A third effort to improve the situation is being tried in the high school of Kansas City, Kansas.[83] In each classroom is posted a conspicuous chart telling students what they must do to get high grades. One may pass with a C if one does the required work taken up in a sixty-minute combination recitation and study period. If one is to receive B, it is required among other virtues that one be sufficiently well prepared to recite without prompting from the teacher. Furthermore, one must do outside work and report on it. The C pupil does his work in the class, but that is not enough for a B. The A pupil must fulfill even higher requirements. Each department is allowed to post, in addition to the general statements made for the whole school, special regulations which obtain for the work of that particular department.
This system is a kind of public definition of the marks, and has the great advantage of clearing up in the minds of the students what often seems to them to be an unjust and mysterious scheme.
The Study of Marks as an Introduction to a Study of the School System
The study of grading systems has attracted much attention of late among the students of the science of education. It is an excellent subject with which to illustrate scientific methods, because the records being in quantitative form lend themselves to easy and exact statistical comparison.
There is no better body of material for a principal to employ in arousing his teachers to a recognition of the fact that they are factors in a system. Marks are a kind of technical language used in the school system. Their successful use calls for some comprehension of the meaning and problems of the system as a whole.
EXERCISES AND READINGS
Let members of the class make up a school program. Let there be in a certain high school eight teachers, one well qualified in each of the following subjects: English, mathematics, Latin, physics, biology, modern languages, domestic science, and manual arts. There are seven classrooms and a study room. There are 400 students, distributed as follows: 140 freshmen, 110 sophomores, 90 juniors, and 60 seniors. The school is in session from 8.45 A.M. to 12 noon and from 1.30 to 3.30 P.M. Make up a program of classes. Record all the questions that are not answered in the above statement of conditions. Supply answers yourself, recording explicitly the answer which you give in each case. Let the members of the class then compare programs.

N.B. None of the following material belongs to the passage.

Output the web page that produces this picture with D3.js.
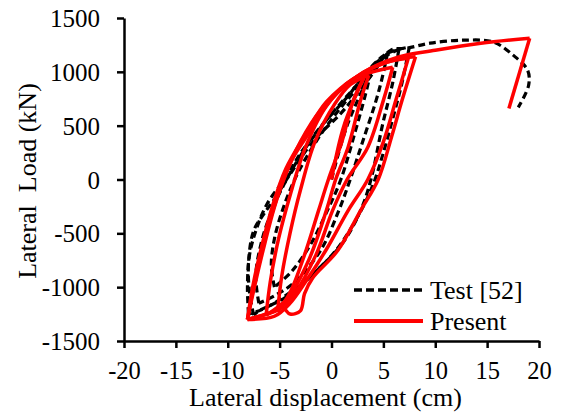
<!DOCTYPE html>
<html lang="en">
<head>
<meta charset="UTF-8">
<title>Lateral load vs displacement</title>
<script src="https://d3js.org/d3.v7.min.js"></script>
<style>
  body { margin: 0; background: #fff; }
  svg text { font-family: "Liberation Serif", "Times New Roman", serif; fill: #000; }
</style>
</head>
<body>
<div id="chart"></div>
<script>
// axis ticks
var xTicks = [-20, -15, -10, -5, 0, 5, 10, 15, 20];
var yTicks = [-1500, -1000, -500, 0, 500, 1000, 1500];

// Test [52] - branches of the measured hysteresis (displacement cm, load kN)
var testLoops = [
  [[0, 0], [1.5, 500], [3.8, 1000]],
  [[3.8, 1000], [3.3, 800], [2.3, 450], [0.9, 0], [-0.4, -289], [-2, -600], [-3.8, -850], [-5.5, -1000]],
  [[-5.5, -1000], [-5.8, -800], [-5.5, -550], [-4.6, -250], [-3.3, 50], [-1.5, 350], [0.5, 620], [2.5, 850], [5.4, 1173]],
  [[5.4, 1173], [4.9, 950], [4.3, 735], [3.0, 350], [1.8, 0], [0.7, -289], [-1, -650], [-3.5, -950], [-5.5, -1080], [-7, -1150]],
  [[-7, -1150], [-7.3, -900], [-6.8, -600], [-5.8, -300], [-4.6, -50], [-2.8, 250], [-0.5, 550], [2, 830], [4.5, 1100], [6.5, 1210]],
  [[6.5, 1210], [5.9, 900], [4.9, 500], [3.8, 0], [2.8, -289], [1, -600], [-1.5, -850], [-4, -1050], [-6.5, -1200], [-8, -1250]],
  [[-8, -1250], [-8.1, -1000], [-7.9, -700], [-7.2, -450], [-6.2, -225], [-4.4, 20], [-3, 242], [-1.1, 484], [1.5, 764], [3.8, 1043], [5.4, 1173], [7.5, 1230]],
  [[7.5, 1230], [6.8, 900], [6, 600], [5, 250], [4, -50], [2.5, -350], [0.5, -650], [-2, -900], [-4.5, -1100], [-7, -1220], [-7.5, -1260]],
  [[-7.5, -1260], [-7.9, -1050], [-8, -780], [-7.5, -475], [-6.5, -317], [-5.4, -168], [-4.2, 19], [-1.7, 363], [0.9, 614], [2.5, 800], [4, 987], [5.7, 1200], [7.3, 1220], [9.5, 1266], [12.7, 1294], [15.6, 1276], [17.5, 1155], [18.9, 1015], [19, 875], [18, 670]]
];

// Present - branches of the computed hysteresis
var presentLoops = [
  [[0, 0], [1.2, 500], [3.1, 940]],
  [[3.1, 940], [2.1, 735], [1.0, 350], [-0.3, 0], [-1.25, -289], [-2.6, -700], [-4, -1050], [-5.2, -1230]],
  [[-5.2, -1230], [-4.8, -900], [-4.0, -500], [-3.0, -100], [-1.6, 350], [0.3, 700], [1.8, 880], [3.6, 968]],
  [[3.6, 968], [2.8, 735], [1.6, 300], [0.4, 0], [-0.5, -289], [-2.2, -750], [-4.2, -1100], [-6.3, -1260]],
  [[-6.3, -1260], [-5.9, -950], [-5.1, -550], [-4.0, -150], [-2.5, 300], [-0.5, 680], [2, 930], [5.9, 1043]],
  [[5.9, 1043], [5.0, 735], [3.5, 300], [1.5, 0], [0.1, -289], [-1.5, -700], [-3.5, -1050], [-5, -1200], [-8.1, -1300]],
  [[-8.1, -1300], [-7.4, -950], [-6.3, -500], [-4.8, -50], [-3.0, 350], [-1, 650], [2.5, 960], [5, 1080], [7.4, 1126]],
  [[7.4, 1126], [6.2, 735], [5, 350], [3.5, 0], [1.6, -289], [-0.5, -650], [-2.5, -950], [-4, -1150], [-5.5, -1270], [-8.1, -1300]],
  [[-8.1, -1300], [-7.6, -1000], [-6.8, -650], [-5.7, -250], [-4.4, 100], [-2.5, 420], [-0.5, 720], [2.5, 960], [6, 1110], [8.1, 1140]],
  [[8.1, 1140], [6.8, 735], [5.8, 400], [4.5, 0], [2.8, -289], [0.6, -660], [-1.8, -912], [-2.6, -1060], [-3, -1220], [-4, -1250], [-4.7, -1190], [-5.4, -1220], [-8.1, -1300]],
  [[-8.1, -1300], [-7.5, -1030], [-6.6, -660], [-5.4, -225], [-4.0, 150], [-2.0, 456], [-0.1, 735], [3.1, 996], [6.4, 1136], [10, 1200], [14.4, 1266], [19.1, 1313]],
  [[19.1, 1313], [17.1, 660]]
];

var seriesNames = ["Test [52]", "Present"];

var width = 562, height = 418;
var svg = d3.select("#chart").append("svg")
  .attr("width", width)
  .attr("height", height);

var x = d3.scaleLinear().domain([-20, 20]).range([124, 539]);
var y = d3.scaleLinear().domain([-1500, 1500]).range([341, 18]);

var line = d3.line()
  .x(function(d) { return x(d[0]); })
  .y(function(d) { return y(d[1]); })
  .curve(d3.curveCatmullRom.alpha(0.5));

// plain hyphen minus, no thousands separator
var plain = function(d) { return String(d); };

// curves
svg.append("g").selectAll("path")
  .data(testLoops)
  .enter().append("path")
  .attr("d", line)
  .attr("fill", "none")
  .attr("stroke", "#000")
  .attr("stroke-width", 3.2)
  .attr("stroke-dasharray", "7,4");

svg.append("g").selectAll("path")
  .data(presentLoops)
  .enter().append("path")
  .attr("d", line)
  .attr("fill", "none")
  .attr("stroke", "#ff0000")
  .attr("stroke-width", 3.5)
  .attr("stroke-linejoin", "round");

// axes
var xAxis = svg.append("g")
  .attr("transform", "translate(0," + y(-1500) + ")")
  .call(d3.axisBottom(x).tickValues(xTicks).tickFormat(plain).tickSize(7).tickSizeOuter(0));
xAxis.selectAll("text")
  .attr("y", 38).attr("dy", 0)
  .style("font-size", "24.5px");

var yAxis = svg.append("g")
  .attr("transform", "translate(" + x(-20) + ",0)")
  .call(d3.axisLeft(y).tickValues(yTicks).tickFormat(plain).tickSize(7).tickPadding(17).tickSizeOuter(0));
yAxis.selectAll("text")
  .attr("dy", "0.34em")
  .style("font-size", "25px");

svg.selectAll(".domain").attr("stroke", "#000").attr("stroke-width", 2.5);
svg.selectAll(".tick line").attr("stroke", "#000").attr("stroke-width", 2.5);
svg.selectAll(".tick text").attr("fill", "#000").style("font-family", "'Liberation Serif', 'Times New Roman', serif");

// axis titles
svg.append("text")
  .attr("x", 325.5)
  .attr("y", 406)
  .attr("text-anchor", "middle")
  .style("font-size", "26px")
  .text("Lateral displacement (cm)");

svg.append("text")
  .attr("transform", "translate(36,181) rotate(-90)")
  .attr("text-anchor", "middle")
  .style("font-size", "26px")
  .style("white-space", "pre")
  .text("Lateral  Load (kN)");

// legend
var legend = svg.append("g");
legend.append("line")
  .attr("x1", 354).attr("x2", 423).attr("y1", 290).attr("y2", 290)
  .attr("stroke", "#000").attr("stroke-width", 3.5).attr("stroke-dasharray", "8,4");
legend.append("text")
  .attr("x", 430).attr("y", 299)
  .style("font-size", "26px")
  .text(seriesNames[0]);
legend.append("line")
  .attr("x1", 354).attr("x2", 423).attr("y1", 321).attr("y2", 321)
  .attr("stroke", "#ff0000").attr("stroke-width", 4);
legend.append("text")
  .attr("x", 430).attr("y", 330)
  .style("font-size", "26px")
  .text(seriesNames[1]);
</script>
</body>
</html>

What is the difference between such a problem as above defined and the problem of making out a program for an elementary school?
A very good exercise under this chapter is to give a written exercise to the class and then ask the writers to mark each his own paper after the question and its possible answers have been discussed by the class. In like manner let each member of the class mark a certain English composition or a recitation made by some member of the class. Let the members of the class rate the various members of the class in regard to their work. After each of these markings make a general table showing the distribution of grades and note the differences between the different markers.
There is very little written on detailed administrative problems. A very good reading exercise at this point can be made up by referring to Monroe’s “A Cyclopedia of Education” (Macmillan) and requiring the student to find ten strictly administrative topics and ten which have to do with methods. For most of the articles in the “Cyclopedia” reading references are given.